A pesar de su trascendencia constitucional, la abogacía no goza del reconocimiento que merece. Por el contrario, se ve con frecuencia sometida a una crítica fácil y generalizadora, cuando no a una banalización de su ejercicio. Desde algunos sectores se presenta al abogado como un actor que complica, retrasa o distorsiona los procesos. Esta visión no solo es injusta; es incompatible con un verdadero Estado de derecho. No es casual que las dictaduras comiencen siempre por silenciar a los abogados. Porque la primera garantía del ciudadano frente a la arbitrariedad es su abogado. Donde se menosprecia su papel, la Justicia se convierte en una construcción formalista al servicio del poder. Donde se respeta su función, se refuerza el sistema democrático, se protege la dignidad de la persona y se asegura la igualdad real ante la ley.

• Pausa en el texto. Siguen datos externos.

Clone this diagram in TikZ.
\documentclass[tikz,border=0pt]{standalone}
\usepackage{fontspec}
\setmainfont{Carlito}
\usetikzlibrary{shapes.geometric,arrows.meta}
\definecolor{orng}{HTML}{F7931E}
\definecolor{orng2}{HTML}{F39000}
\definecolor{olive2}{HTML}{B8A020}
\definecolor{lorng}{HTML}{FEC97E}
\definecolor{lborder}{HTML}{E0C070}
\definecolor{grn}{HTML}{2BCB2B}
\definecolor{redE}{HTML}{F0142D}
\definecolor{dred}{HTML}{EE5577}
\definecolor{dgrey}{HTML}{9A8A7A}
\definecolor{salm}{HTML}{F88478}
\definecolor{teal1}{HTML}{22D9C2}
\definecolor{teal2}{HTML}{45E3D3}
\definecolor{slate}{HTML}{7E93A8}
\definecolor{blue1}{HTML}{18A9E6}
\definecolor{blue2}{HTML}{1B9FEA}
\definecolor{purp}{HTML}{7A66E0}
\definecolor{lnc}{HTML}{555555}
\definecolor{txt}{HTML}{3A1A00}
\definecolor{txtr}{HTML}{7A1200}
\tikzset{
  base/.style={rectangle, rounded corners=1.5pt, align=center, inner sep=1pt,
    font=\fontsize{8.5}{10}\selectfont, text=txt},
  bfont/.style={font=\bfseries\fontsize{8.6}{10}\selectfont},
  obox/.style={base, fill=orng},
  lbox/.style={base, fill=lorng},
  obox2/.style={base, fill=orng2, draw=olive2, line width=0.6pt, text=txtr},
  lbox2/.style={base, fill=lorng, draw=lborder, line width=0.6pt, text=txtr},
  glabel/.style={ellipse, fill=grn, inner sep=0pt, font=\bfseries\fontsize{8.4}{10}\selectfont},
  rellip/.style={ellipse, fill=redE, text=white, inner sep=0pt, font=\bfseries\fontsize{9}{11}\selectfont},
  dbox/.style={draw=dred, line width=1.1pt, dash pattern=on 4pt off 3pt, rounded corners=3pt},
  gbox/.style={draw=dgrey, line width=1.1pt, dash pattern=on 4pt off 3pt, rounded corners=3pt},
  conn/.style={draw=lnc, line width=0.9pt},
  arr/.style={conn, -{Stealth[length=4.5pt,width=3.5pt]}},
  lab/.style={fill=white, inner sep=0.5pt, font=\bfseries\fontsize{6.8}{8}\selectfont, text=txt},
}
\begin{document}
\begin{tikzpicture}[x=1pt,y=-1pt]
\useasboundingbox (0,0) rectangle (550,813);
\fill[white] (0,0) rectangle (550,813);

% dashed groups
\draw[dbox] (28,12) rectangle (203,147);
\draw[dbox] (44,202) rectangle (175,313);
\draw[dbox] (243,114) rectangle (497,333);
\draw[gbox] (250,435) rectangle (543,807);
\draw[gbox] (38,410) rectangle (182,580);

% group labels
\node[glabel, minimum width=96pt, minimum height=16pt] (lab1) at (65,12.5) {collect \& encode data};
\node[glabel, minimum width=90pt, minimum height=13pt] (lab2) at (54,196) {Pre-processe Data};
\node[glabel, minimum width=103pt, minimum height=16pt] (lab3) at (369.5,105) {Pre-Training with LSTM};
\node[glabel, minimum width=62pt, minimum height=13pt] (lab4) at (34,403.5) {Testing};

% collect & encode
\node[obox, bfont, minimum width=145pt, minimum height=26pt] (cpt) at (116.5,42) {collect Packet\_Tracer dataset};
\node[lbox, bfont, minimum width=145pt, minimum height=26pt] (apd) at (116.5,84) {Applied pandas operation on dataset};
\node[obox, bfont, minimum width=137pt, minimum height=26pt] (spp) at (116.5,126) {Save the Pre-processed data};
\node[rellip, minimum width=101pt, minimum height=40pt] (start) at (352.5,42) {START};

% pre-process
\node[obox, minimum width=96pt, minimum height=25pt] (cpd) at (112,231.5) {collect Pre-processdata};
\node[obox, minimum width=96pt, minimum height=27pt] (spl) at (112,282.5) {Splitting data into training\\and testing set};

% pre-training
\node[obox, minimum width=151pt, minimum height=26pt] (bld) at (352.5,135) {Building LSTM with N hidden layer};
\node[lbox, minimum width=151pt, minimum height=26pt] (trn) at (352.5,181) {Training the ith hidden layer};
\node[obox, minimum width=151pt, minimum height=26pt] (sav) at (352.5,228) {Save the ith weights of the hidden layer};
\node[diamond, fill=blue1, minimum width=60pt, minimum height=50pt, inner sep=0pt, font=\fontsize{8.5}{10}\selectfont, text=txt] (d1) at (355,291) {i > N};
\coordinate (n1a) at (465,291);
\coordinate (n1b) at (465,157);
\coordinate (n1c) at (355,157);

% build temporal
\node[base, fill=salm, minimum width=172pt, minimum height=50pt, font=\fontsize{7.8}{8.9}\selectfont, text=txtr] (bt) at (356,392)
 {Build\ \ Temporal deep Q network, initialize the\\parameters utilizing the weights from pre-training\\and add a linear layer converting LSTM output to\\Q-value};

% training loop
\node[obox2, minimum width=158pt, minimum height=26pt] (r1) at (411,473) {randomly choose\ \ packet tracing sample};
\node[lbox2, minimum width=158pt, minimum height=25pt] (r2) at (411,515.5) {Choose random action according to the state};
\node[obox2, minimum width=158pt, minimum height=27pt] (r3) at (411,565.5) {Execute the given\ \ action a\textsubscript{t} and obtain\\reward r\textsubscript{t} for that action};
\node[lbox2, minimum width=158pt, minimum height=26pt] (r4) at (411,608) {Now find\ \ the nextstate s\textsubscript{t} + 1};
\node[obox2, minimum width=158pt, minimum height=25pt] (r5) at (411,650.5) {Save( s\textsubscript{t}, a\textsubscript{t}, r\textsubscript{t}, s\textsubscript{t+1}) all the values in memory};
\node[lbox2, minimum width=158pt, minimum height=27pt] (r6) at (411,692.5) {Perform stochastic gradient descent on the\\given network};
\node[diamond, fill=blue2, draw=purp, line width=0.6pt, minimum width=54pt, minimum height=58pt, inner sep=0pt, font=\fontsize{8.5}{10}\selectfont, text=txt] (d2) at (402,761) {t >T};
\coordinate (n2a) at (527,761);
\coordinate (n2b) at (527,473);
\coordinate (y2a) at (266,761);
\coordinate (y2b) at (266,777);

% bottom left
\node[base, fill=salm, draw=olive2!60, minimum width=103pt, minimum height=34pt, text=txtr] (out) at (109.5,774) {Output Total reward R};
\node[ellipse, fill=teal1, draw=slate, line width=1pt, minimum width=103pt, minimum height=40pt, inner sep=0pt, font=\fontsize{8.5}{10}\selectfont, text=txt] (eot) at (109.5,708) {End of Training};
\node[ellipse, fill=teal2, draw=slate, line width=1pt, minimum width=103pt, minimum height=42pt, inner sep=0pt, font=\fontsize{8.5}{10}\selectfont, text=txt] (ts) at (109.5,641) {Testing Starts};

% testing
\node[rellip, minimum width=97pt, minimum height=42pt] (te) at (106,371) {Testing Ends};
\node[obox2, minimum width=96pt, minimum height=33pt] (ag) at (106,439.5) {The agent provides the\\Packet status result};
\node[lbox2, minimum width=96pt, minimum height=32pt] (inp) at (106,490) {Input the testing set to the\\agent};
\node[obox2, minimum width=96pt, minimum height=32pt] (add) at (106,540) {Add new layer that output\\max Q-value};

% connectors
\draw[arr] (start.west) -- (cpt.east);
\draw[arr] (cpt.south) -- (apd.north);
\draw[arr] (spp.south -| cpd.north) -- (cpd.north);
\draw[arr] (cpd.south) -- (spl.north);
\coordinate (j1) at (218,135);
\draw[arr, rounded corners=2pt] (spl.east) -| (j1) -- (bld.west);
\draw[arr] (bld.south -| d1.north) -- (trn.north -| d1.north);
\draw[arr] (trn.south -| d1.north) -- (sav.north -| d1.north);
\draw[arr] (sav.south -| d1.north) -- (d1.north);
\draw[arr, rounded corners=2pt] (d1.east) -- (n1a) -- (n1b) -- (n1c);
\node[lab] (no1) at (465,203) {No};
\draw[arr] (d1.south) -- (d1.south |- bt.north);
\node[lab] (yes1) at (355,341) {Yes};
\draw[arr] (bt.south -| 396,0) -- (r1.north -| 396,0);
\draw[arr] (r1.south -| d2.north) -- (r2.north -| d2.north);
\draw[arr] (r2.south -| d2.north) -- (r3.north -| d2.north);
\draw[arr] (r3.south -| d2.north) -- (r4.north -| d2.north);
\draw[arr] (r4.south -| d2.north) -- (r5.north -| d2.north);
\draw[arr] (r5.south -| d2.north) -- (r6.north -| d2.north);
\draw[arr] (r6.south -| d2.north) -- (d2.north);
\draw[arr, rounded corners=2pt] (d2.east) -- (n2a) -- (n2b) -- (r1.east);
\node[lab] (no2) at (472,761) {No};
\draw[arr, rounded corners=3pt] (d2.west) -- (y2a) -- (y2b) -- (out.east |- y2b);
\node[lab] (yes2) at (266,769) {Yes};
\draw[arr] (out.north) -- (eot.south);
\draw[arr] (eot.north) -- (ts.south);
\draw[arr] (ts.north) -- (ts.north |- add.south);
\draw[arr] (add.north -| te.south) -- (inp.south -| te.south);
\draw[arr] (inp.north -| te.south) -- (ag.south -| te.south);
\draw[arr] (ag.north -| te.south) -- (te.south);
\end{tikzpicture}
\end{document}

El ejercicio de la abogacía afronta desafíos crecientes. La digitalización de la Justicia, la expansión de la inteligencia artificial, la complejidad normativa y los nuevos conflictos jurídicos exigen una preparación rigurosa y una actualización constante. Pero ninguna tecnología podrá sustituir el juicio prudente, la responsabilidad ética ni la deliberación jurídica consciente, propias de un abogado formado, libre e íntegro. Lejos de ser una figura superada, el abogado es más necesario que nunca. No solo para litigar, sino para participar activamente en los debates jurídicos de nuestro tiempo, desde los derechos digitales hasta la protección de datos, desde la transparencia pública hasta la libertad de expresión, desde la sostenibilidad hasta la responsabilidad corporativa. El Estado social y democrático de derecho necesita abogados no solo en los tribunales, sino también en las aulas, en los consejos, en los foros y en las instituciones.
Ciertamente, la abogacía no puede exigir respeto si no se exige a sí misma los más altos estándares de ejemplaridad. La confianza social en la Justicia depende también del comportamiento profesional del abogado. De su rigor técnico, de su integridad personal, de su respeto a la deontología y de su compromiso con el cliente y con el sistema. La defensa del abogado y su papel esencial no puede ser solo corporativa; debe ser constitucional. Y su ejercicio, más que un privilegio, es una responsabilidad cívica. Cada actuación, cada escrito, no es solo la defensa de un interés particular; es un acto de afirmación del Estado de derecho y del orden constitucional que nos hemos dado.
España, como Estado social y democrático de derecho, no puede permitirse prescindir ni de jueces independientes ni de abogados libres, competentes y respetados. La imparcialidad judicial necesita de la defensa técnica. Y la defensa técnica exige condiciones materiales, reconocimiento institucional y respaldo social. Sin abogados, no hay defensa. Sin defensa, no hay proceso justo. Sin proceso justo, no hay justicia. Y, sin justicia, no hay democracia. La Constitución nos obliga a proteger ese equilibrio. No solo para garantizar el acceso a la Justicia, sino para mantener viva su justificación. La de que el derecho sea un instrumento de libertad, igualdad y dignidad para todos.